Area border node FRR protection for inter-area LSP

For protection of the area border router, the upstream node of the area border router acts as a point-of-local-repair (PLR), and the next-hop node to the protected domain border routers is the merge-point (MP). Both manual and dynamic bypass are available to protect the area border node.

Manual bypass protection works only when a completely strict path is provisioned that avoids the area border node.

Dynamic bypass protection provides the automatic computation, signaling, and association with the primary path of an inter-area P2P LSP to provide ABR node protection.

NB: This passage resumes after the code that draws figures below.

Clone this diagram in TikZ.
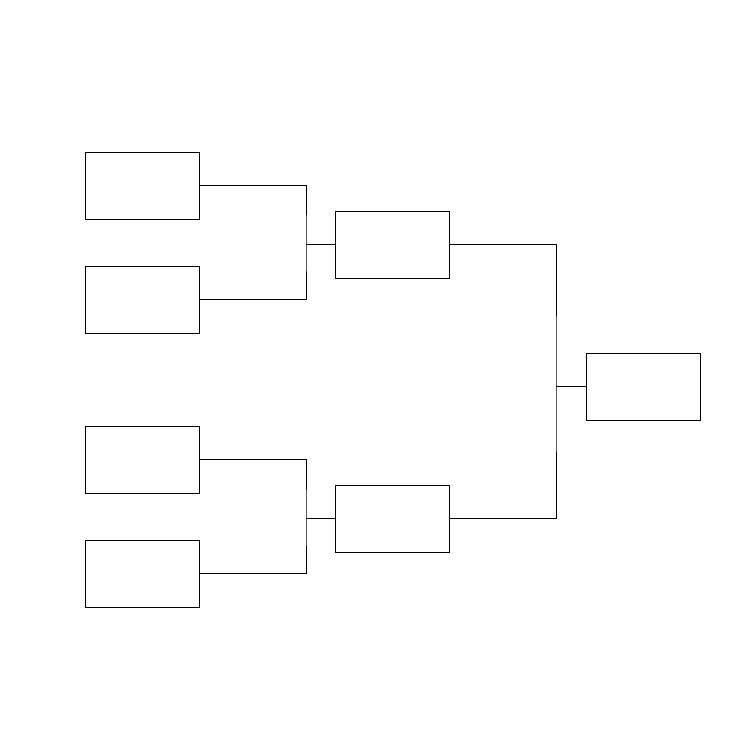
\documentclass[tikz,border=0pt]{standalone}
\begin{document}
\begin{tikzpicture}[x=1pt,y=-1pt,
  slot/.style={draw,rectangle,minimum width=114pt,minimum height=67pt,inner sep=0pt,line width=0.8pt},
  wire/.style={line width=0.8pt}]
\useasboundingbox (0,0) rectangle (740,740);
\node[slot] (A) at (142,185.5) {};
\node[slot] (B) at (142,299.5) {};
\node[slot] (C) at (142,459.5) {};
\node[slot] (D) at (142,573.5) {};
\node[slot] (E) at (392,244.5) {};
\node[slot] (F) at (392,518.5) {};
\node[slot] (G) at (643,386.5) {};
\coordinate (j1) at (306,244.5);
\coordinate (j2) at (306,518.5);
\coordinate (j3) at (556,386.5);
\draw[wire] (A.east) -| (j1) |- (B.east);
\draw[wire] (j1) -- (E.west);
\draw[wire] (C.east) -| (j2) |- (D.east);
\draw[wire] (j2) -- (F.west);
\draw[wire] (E.east) -| (j3) |- (F.east);
\draw[wire] (j3) -- (G.west);
\end{tikzpicture}
\end{document}
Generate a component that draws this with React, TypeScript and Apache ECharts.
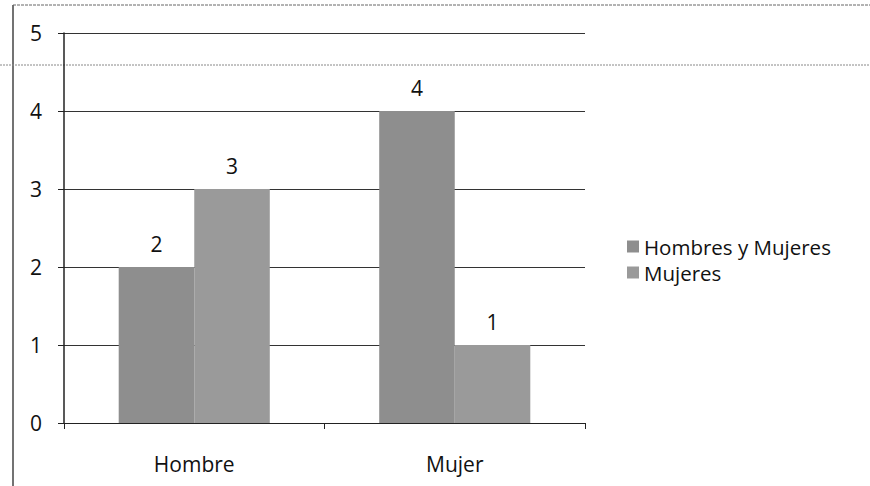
import React, { useEffect, useRef } from "react";
import * as echarts from "echarts";

const categories = ["Hombre", "Mujer"];
const seriesNames = ["Hombres y Mujeres", "Mujeres"];
const hombresYMujeres = [2, 4];
const mujeres = [3, 1];
const yTicks = [0, 1, 2, 3, 4, 5];

export default function App() {
  const ref = useRef<HTMLDivElement>(null);
  useEffect(() => {
    if (!ref.current) return;
    const chart = echarts.init(ref.current, null, { renderer: "svg" });
    const font = "'Open Sans', 'Liberation Sans', sans-serif";
    const label = {
      show: true,
      position: "top",
      color: "#111",
      fontSize: 21,
      fontFamily: font,
      distance: 13,
    };
    chart.setOption({
      animation: false,
      backgroundColor: "#fff",
      grid: { left: 64, right: 285, top: 33, bottom: 63 },
      legend: {
        orient: "vertical",
        left: 622,
        top: 231,
        itemWidth: 12,
        itemHeight: 12,
        itemGap: 5,
        icon: "rect",
        textStyle: { fontSize: 20.5, color: "#111", fontFamily: font, lineHeight: 20 },
        data: seriesNames,
      },
      xAxis: {
        type: "category",
        data: categories,
        axisLine: { lineStyle: { color: "#222", width: 1 } },
        axisTick: { show: true, length: 6, lineStyle: { color: "#222" } },
        axisLabel: { fontSize: 21, color: "#111", fontFamily: font, margin: 30 },
      },
      yAxis: {
        type: "value",
        min: yTicks[0],
        max: yTicks[yTicks.length - 1],
        interval: 1,
        axisLine: { show: true, lineStyle: { color: "#222", width: 1.5 } },
        axisTick: { show: true, length: 6, lineStyle: { color: "#222" } },
        axisLabel: { fontSize: 21, color: "#111", fontFamily: font, margin: 22 },
        splitLine: { lineStyle: { color: "#333", width: 1 } },
      },
      series: [
        {
          name: seriesNames[0],
          type: "bar",
          data: hombresYMujeres,
          barGap: "0%",
          barCategoryGap: "42%",
          itemStyle: { color: "#8e8e8e" },
          label,
        },
        {
          name: seriesNames[1],
          type: "bar",
          data: mujeres,
          barGap: "0%",
          barCategoryGap: "42%",
          itemStyle: { color: "#9a9a9a" },
          label,
        },
      ],
      graphic: [
        {
          type: "line",
          shape: { x1: 13, y1: 5, x2: 13, y2: 486 },
          style: { stroke: "#444", lineWidth: 1.5 },
        },
        {
          type: "line",
          shape: { x1: 13, y1: 5, x2: 870, y2: 5 },
          style: { stroke: "#666", lineWidth: 1, lineDash: [3, 1] },
        },
        {
          type: "line",
          shape: { x1: 0, y1: 65, x2: 870, y2: 65 },
          style: { stroke: "#888", lineWidth: 1, lineDash: [2, 1] },
        },
      ],
    });
    return () => chart.dispose();
  }, []);
  return <div ref={ref} style={{ width: 870, height: 486, position: "absolute", left: 0, top: 0 }} />;
}
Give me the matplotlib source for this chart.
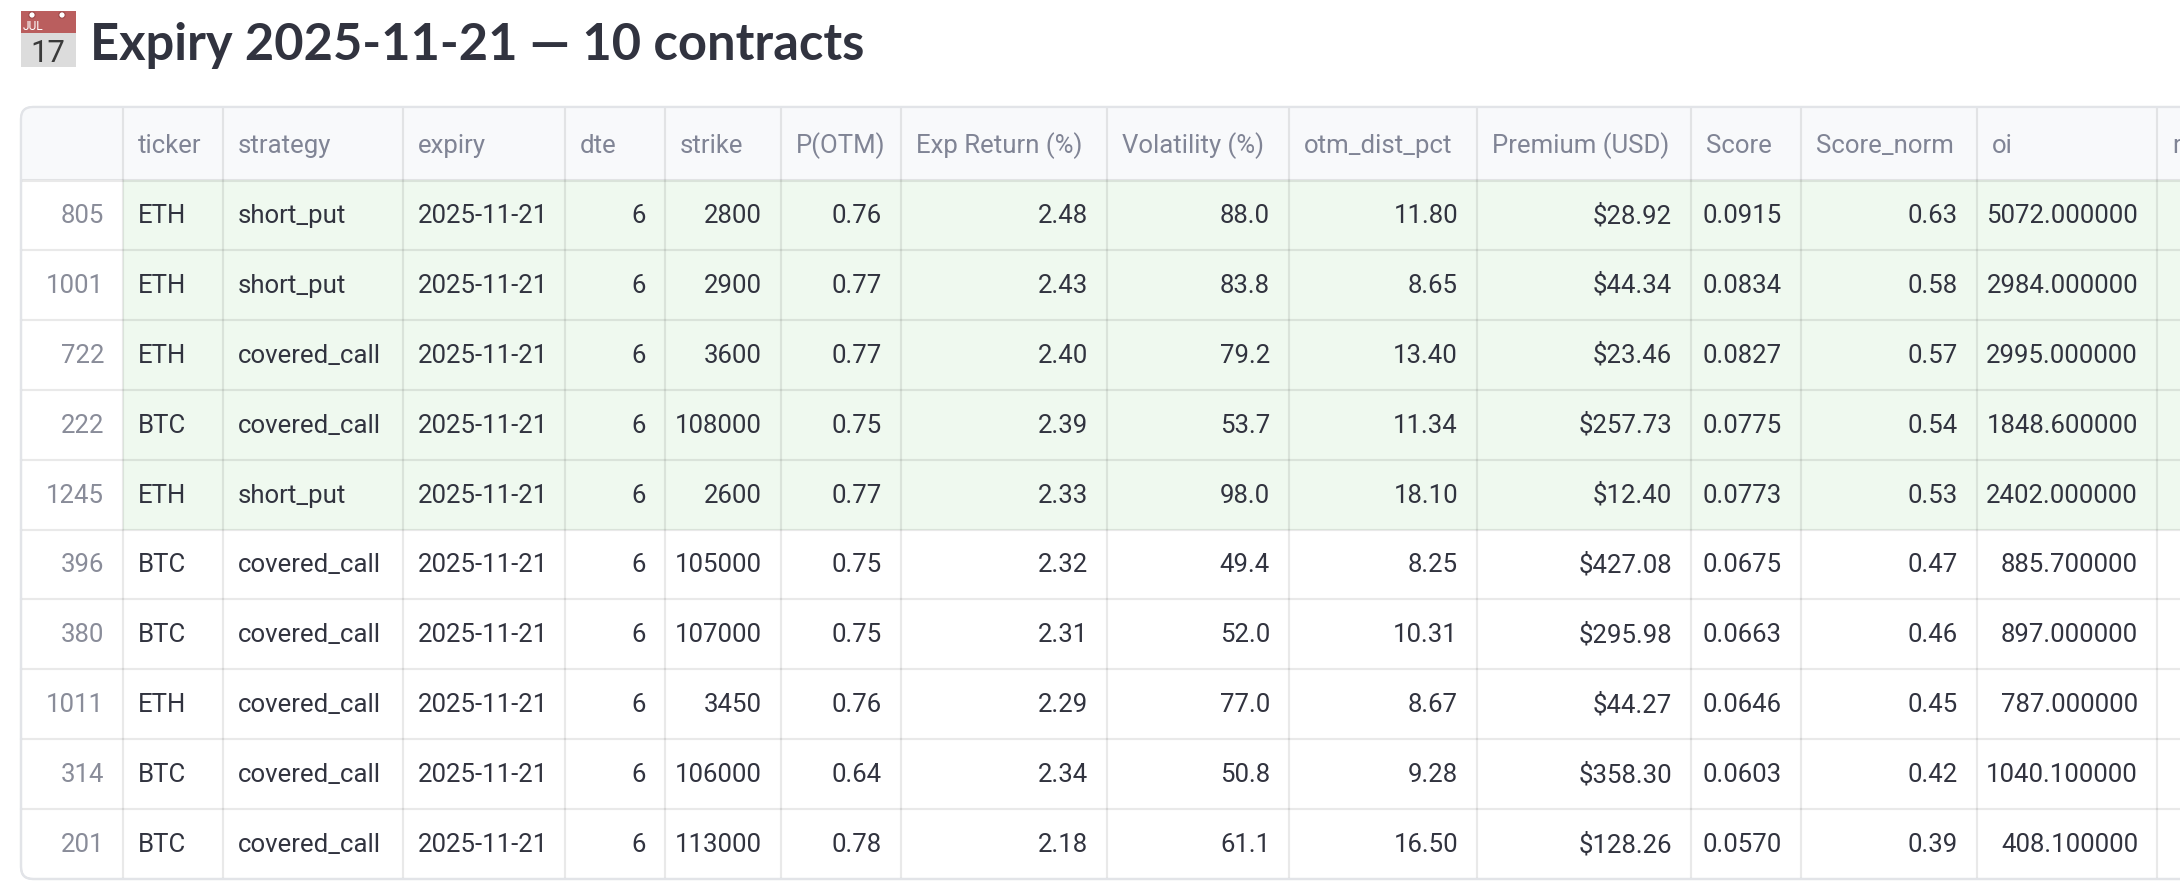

The following figure shows the role of each node in ABR node protection using a dynamic bypass LSP.

Figure: ABR protection using dynamic bypass LSP

For a PLR node within the local area of the ingress LER to provide ABR node protection, the node must dynamically signal a bypass LSP and associate it with the primary path of the inter-area LSP using the following:

A one-to-one detour backup LSP cannot be used at the PLR for the protection of the ABR. As a result, a PLR node does not signal a one-to-one detour LSP for ABR protection. In addition, an ABR rejects a Path message that is received from a third party implementation with a detour object and with the ERO having the next-hop loose. This is performed regardless of whether the cspf-on-loose-hop command is enabled on the node. That is, the router as a transit ABR for the detour path rejects the signaling of an inter-area detour backup LSP.